Instruction: Isolate every line in the records below with "this" in it.

Records to use:
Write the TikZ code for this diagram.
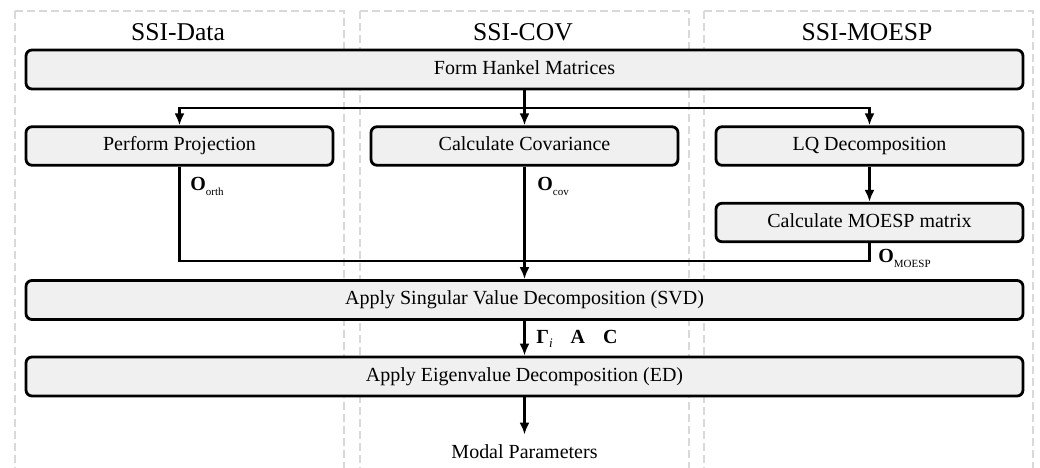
\documentclass[tikz,border=0pt]{standalone}
\usepackage{fontspec}
\setmainfont{Liberation Serif}
\usetikzlibrary{arrows.meta}
\definecolor{boxfill}{HTML}{F0F0F0}
\definecolor{dashgray}{HTML}{D9D9D9}
\tikzset{
  colbox/.style={draw=dashgray, line width=1pt, dash pattern=on 4pt off 2pt},
  coltitle/.style={font=\fontsize{12.8}{14}\selectfont, inner sep=0pt},
  stepbox/.style={draw=black, fill=boxfill, line width=1.4pt, rounded corners=3pt,
    inner sep=0pt, font=\fontsize{10}{12}\selectfont, text height=0.68em, text depth=0.22em},
  widebox/.style={stepbox, minimum width=498.5pt, minimum height=19.5pt},
  narrowbox/.style={stepbox, minimum width=153.5pt, minimum height=19.25pt},
  conn/.style={draw=black, line width=1.2pt},
  arr/.style={conn, -{Latex[length=6pt,width=5pt]}},
  lbl/.style={font=\fontsize{10}{12}\selectfont, inner sep=0pt, anchor=west},
}
\newcommand{\subtxt}[1]{\raisebox{-0.55ex}{\fontsize{5.5}{6}\selectfont #1}}
\begin{document}
\begin{tikzpicture}[x=0.5pt, y=-0.5pt]
\useasboundingbox (0,0) rectangle (1040,467);
\clip (0,0) rectangle (1040,467);
% columns
\draw[colbox] (15,11) rectangle (344,490);
\draw[colbox] (360,11) rectangle (689,490);
\draw[colbox] (704,11) rectangle (1033,490);
\node[coltitle] (t1) at (178,32) {SSI-Data};
\node[coltitle] (t2) at (523,32) {SSI-COV};
\node[coltitle] (t3) at (867,32) {SSI-MOESP};
% boxes
\node[widebox] (hankel) at (524.5,69.5) {Form Hankel Matrices};
\node[narrowbox] (proj) at (179.5,146) {Perform Projection};
\node[narrowbox] (cov) at (524.5,146) {Calculate Covariance};
\node[narrowbox] (lq) at (869.5,146) {LQ Decomposition};
\node[narrowbox] (moesp) at (869.5,222.5) {Calculate MOESP matrix};
\node[widebox] (svd) at (524.5,300) {Apply Singular Value Decomposition (SVD)};
\node[widebox] (ed) at (524.5,376.5) {Apply Eigenvalue Decomposition (ED)};
\node[font=\fontsize{10}{12}\selectfont, inner sep=0pt] (modal) at (524.5,452) {Modal Parameters};
% connectors
\coordinate (split) at (524.5,108);
\coordinate (join) at (524.5,261);
\draw[arr] (hankel) -- (cov);
\draw[arr] (split) -| (proj.north);
\draw[arr] (split) -| (lq.north);
\draw[conn] (proj.south) |- (join);
\draw[arr] (cov) -- (svd);
\draw[arr] (lq) -- (moesp);
\draw[conn] (moesp.south) |- (join);
\draw[arr] (svd) -- (ed);
\draw[arr, shorten >=5pt] (ed) -- (modal);
% labels
\node[lbl] (lorth) at (190,186) {\textbf{O}\subtxt{orth}};
\node[lbl] (lcov) at (537,186) {\textbf{O}\subtxt{cov}};
\node[lbl] (lmoesp) at (878,258) {\textbf{O}\subtxt{MOESP}};
\node[lbl] (lgam) at (536,339) {\textbf{Γ}\raisebox{-0.5ex}{\fontsize{6.5}{7}\selectfont\itshape i}\hspace{9pt}\textbf{A}\hspace{9pt}\textbf{C}};
\end{tikzpicture}
\end{document}
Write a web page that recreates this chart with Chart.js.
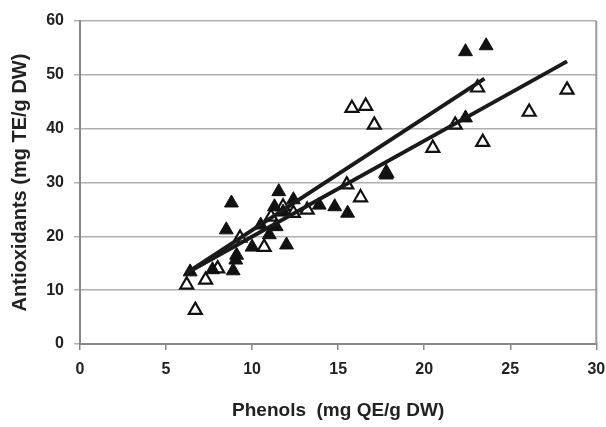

Right answer:
Write the TikZ code for this diagram.
Write a web page that recreates this chart with Chart.js.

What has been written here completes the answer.